Task to complete -> Omit every picture, and retype the lines that run from the beginning of the data below through the line containing "(pc) [box, minimum", inclusive.

--------------------------------

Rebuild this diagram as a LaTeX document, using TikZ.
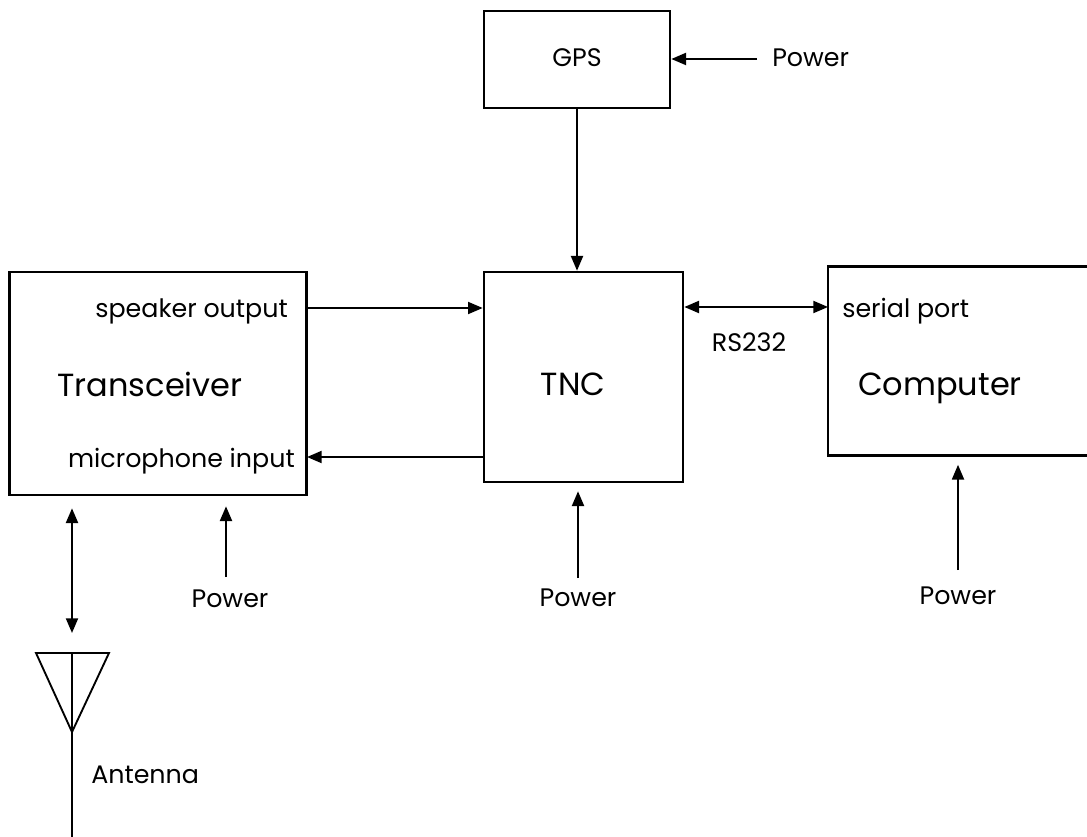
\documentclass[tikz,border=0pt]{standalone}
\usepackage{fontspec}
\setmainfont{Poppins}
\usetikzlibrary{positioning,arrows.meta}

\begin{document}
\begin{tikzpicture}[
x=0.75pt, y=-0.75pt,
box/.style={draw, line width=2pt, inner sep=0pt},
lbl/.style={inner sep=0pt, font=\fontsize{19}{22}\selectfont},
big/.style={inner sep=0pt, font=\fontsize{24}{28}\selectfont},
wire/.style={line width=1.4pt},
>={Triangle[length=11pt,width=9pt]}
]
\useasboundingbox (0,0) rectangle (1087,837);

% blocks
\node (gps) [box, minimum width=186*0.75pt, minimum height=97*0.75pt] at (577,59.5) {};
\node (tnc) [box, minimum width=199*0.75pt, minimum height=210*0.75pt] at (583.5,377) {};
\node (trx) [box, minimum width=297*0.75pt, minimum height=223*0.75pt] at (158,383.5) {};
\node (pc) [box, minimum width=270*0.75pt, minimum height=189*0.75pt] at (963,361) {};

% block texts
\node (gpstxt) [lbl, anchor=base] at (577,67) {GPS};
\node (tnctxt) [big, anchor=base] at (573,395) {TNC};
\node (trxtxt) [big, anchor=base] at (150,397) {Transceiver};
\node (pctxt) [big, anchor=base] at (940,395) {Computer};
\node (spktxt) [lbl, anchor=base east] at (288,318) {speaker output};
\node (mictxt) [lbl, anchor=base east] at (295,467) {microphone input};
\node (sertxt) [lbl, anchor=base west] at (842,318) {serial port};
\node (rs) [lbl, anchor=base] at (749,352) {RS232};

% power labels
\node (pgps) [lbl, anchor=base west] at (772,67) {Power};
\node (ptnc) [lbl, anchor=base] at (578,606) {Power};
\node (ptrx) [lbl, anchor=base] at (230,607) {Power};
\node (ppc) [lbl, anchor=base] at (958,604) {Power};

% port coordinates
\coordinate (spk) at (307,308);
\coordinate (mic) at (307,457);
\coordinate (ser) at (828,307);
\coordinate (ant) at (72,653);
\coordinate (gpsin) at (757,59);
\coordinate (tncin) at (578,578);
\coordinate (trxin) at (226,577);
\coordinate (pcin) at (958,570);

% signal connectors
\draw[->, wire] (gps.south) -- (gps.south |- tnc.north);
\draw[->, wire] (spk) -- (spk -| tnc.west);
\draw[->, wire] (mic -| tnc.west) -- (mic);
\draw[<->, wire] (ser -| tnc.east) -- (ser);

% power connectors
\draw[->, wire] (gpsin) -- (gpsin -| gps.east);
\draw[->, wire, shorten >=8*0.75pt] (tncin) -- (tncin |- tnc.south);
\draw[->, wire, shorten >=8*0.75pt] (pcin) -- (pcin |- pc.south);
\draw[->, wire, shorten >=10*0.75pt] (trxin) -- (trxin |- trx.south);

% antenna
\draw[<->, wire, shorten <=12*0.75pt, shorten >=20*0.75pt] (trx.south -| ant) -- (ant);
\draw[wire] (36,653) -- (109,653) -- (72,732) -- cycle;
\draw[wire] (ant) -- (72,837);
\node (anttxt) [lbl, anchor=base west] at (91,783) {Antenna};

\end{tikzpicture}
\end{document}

--------------------------------

Exercise response ->
Rebuild this diagram as a LaTeX document, using TikZ.
\documentclass[tikz,border=0pt]{standalone}
\usepackage{fontspec}
\setmainfont{Poppins}
\usetikzlibrary{positioning,arrows.meta}

\begin{document}
\begin{tikzpicture}[
x=0.75pt, y=-0.75pt,
box/.style={draw, line width=2pt, inner sep=0pt},
lbl/.style={inner sep=0pt, font=\fontsize{19}{22}\selectfont},
big/.style={inner sep=0pt, font=\fontsize{24}{28}\selectfont},
wire/.style={line width=1.4pt},
>={Triangle[length=11pt,width=9pt]}
]
\useasboundingbox (0,0) rectangle (1087,837);

% blocks
\node (gps) [box, minimum width=186*0.75pt, minimum height=97*0.75pt] at (577,59.5) {};
\node (tnc) [box, minimum width=199*0.75pt, minimum height=210*0.75pt] at (583.5,377) {};
\node (trx) [box, minimum width=297*0.75pt, minimum height=223*0.75pt] at (158,383.5) {};
\node (pc) [box, minimum width=270*0.75pt, minimum height=189*0.75pt] at (963,361) {};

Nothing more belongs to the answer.